Possible emergency situations should be considered and planned for, and certain kit should always be taken on a long distance hike, walk or endurance challenge - everyone in the group should know how to use the equipment.

  • Map, even if you know the area well
  • Compass
  • Whistle
  • First Aid kit
  • Survival blanket
  • Emergency shelter
  • Mobile phone
  • Optionally: Walking poles, if not already using them, to help with a sprained ankle

Ideally, you should also have someone in your group with good First Aid knowledge, and you should all read up on what do to if someone collapses, falls, breaks something or starts shaking. In an emergency you should dial 999, or 112, as soon as possible and alert the Police.

If required, the emergency signal for help is six one-second long flashes in a row, with all six repeated once a minute.

Communication should certainly be thought about beforehand if you'd like to ensure that you're always able to contact the outside world. Mobile phone reception varies greatly in mountain ranges and can be very unpredictable


Varying greatly depending on the walkers preferences and the challenge being undertaken, it is impossible to sum up clothing. Generally, most scenarios would call for lightweight walking trousers, certainly not jeans, and perhaps a breathable sports top.

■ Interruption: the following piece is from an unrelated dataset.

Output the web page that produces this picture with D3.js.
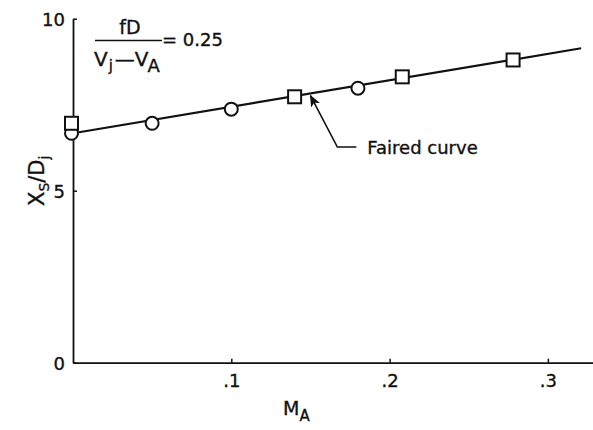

Depending how serious you are, you may consider a sports compression top - a tight first layer to help protect against the elements. This can actually be your only layer if the weather's reasonable. A compression top will also dry quickly and not get in the way. You'll also look very sporty.

You might consider thin running gloves if you're walking in the cold, or at night. These will help keep your whole body warm, so your energy can focus on other things. A hat of the same type might be useful.